Peter Jeremy peterjeremy at optushome.com.au
Fri May 11 09:01:27 UTC 2007


On 2007-May-11 02:10:05 +0200, Ivan Voras <ivoras at fer.hr> wrote:
>- I think it's time to give up on using BDB+directory tree full of text
>files for storing the installed packages database,

Why?

> and I propose all of
>this be replaced by a single SQLite database.

I'll agree with Julian on this one.  When it comes to maintenance, you
can't beat a collection of documented text files.  As a good example
of why non-text databases for system configuration information aren't
a good idea, I suggest you google "windows registry" :-)

> SQLite is public domain
>(can be slurped into base system),

We don't want to unnecessarily increase the size of the base system.
SQLite is also changing at a fairly rapid rate - which is incompatible
with the FreeBSD release cycle.  There have been 6 releases of SQLite
so far this year.  This would lead to a situation where even if we
imported SQLite, we would still need an SQLite port for people who
needed a more up-to-date version.

>as reporting.
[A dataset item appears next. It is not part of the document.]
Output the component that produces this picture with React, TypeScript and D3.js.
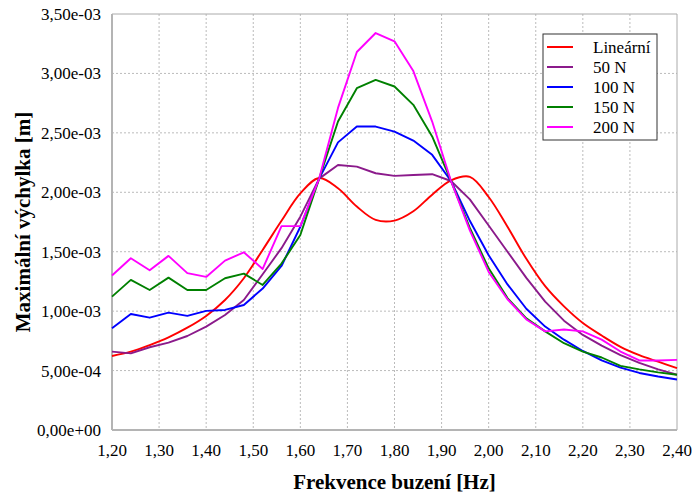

The current pkg_info's behaviour that takes *noticable*
>*time* to generate 1 line of output per package is horrible in this day
>and age.

After warming up the cache, I get one line every 1.5msec.  Before that,
I get one line every 15-20msec which isn't that bad.

If that is too slow, then build a database as a cache - as long as the
text files remain the master version.  In which case, I'd prefer to
use dbm(3) since it's already in the base system.

>- A quick test confirms that the current bsdtar will happily ignore any
>extra data at the end of a tgz/tbz archive, so package metadata can be
>embedded there, thus conserving existing infrastructure and being fast
>to parse. I suggest encoding this metadata in a sane and easy to parse
>XML structure.

Relying on undocumented features of tools is rarely a good idea.  tar
has other disadvantages (particularly the lack of random access) as a
ports archive format.  ZIP was suggested as an alternative.  I also
question the combination of "sane", "easy to parse" and "XML".